I think by this point I've read most if not all of the 81 questions tagged coq. Being very new to coq, I was unable to find an answer to this very simple question (which I'm fairly certain has not been asked on SO because of how basic it is).
I am working on a homework assignment, for which I need to use coq to prove:
- Given: P/Q. ~Q
- Prove: P
This is a simple enough proof for me to do on paper, but I can't seem to get coq to do this for me.

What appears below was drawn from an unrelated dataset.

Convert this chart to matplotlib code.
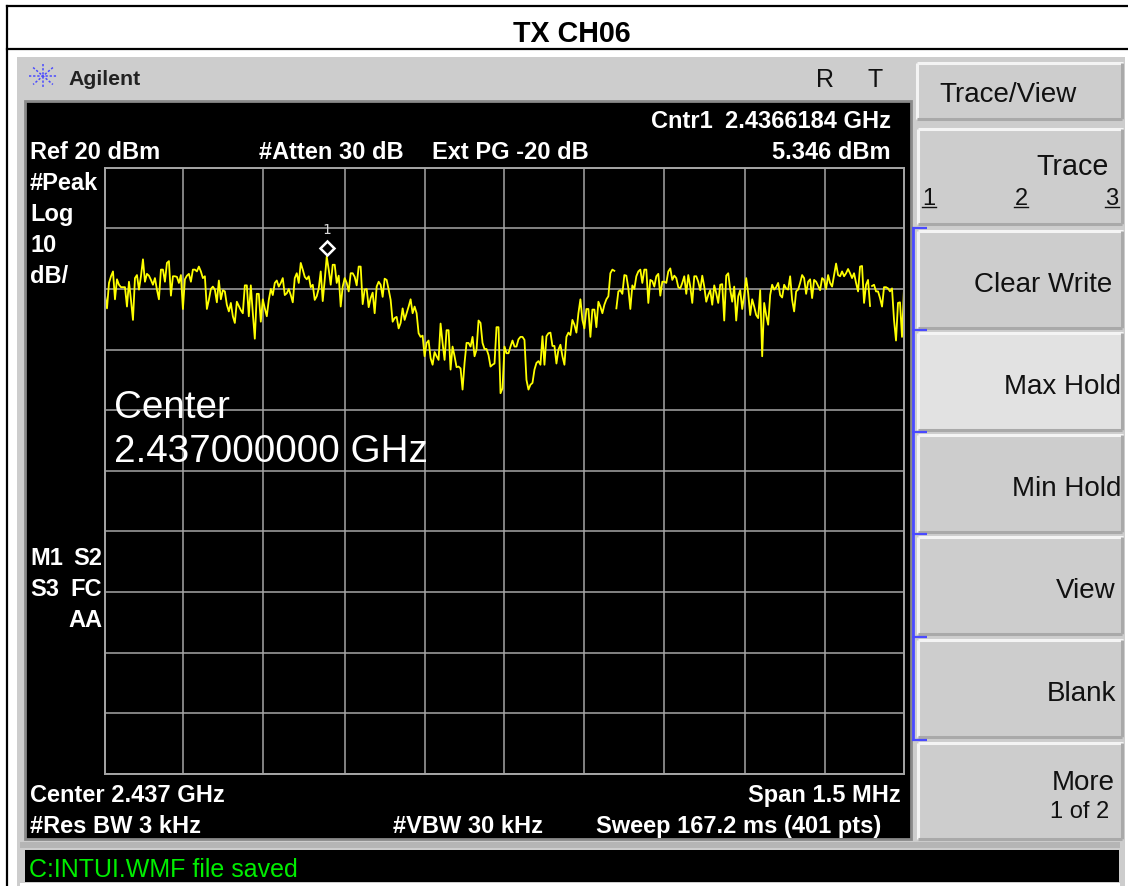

My strategy is to assume each of P and Q, to show P and therefore conclude that P must hold:
- P / Q [Premise]
~Q [Premise]
- P [Assumption]
P [Copy Previous Line]
Q [Assumption]
- ~Q [Copy Previous Line]
- [Contradiction]
- P [Contradiction Elimination]
- P [Elimination of
\/]
Given that this is how I would prove it on paper, I was able to come up with the following coq code to prove it in coq. Sadly my effort to assume P, Q, or ~P don't come through:
Section Q5.
Variables P Q : Prop.
Hypothesis premise1 : P \/ Q.
Hypothesis premise2 : ~Q.
Goal P.
Here are my attempts for the next line, along with the errors they produce:
+-----------------+---------------------------------------------------------------------+
| Code | Error |
+-----------------+---------------------------------------------------------------------+
| assumption. | Error: No such assumption. |
| exact P. | The term "P" has type "Prop" while it is expected to have type "P". |
| apply premise1. | Error: Impossible to unify "P \/ Q" with "P". |
| apply P. | Error: Impossible to unify "Prop" with "P". |
+-----------------+---------------------------------------------------------------------+
I'd appreciate any help with this since I've exhausted everything that I can think of at this point.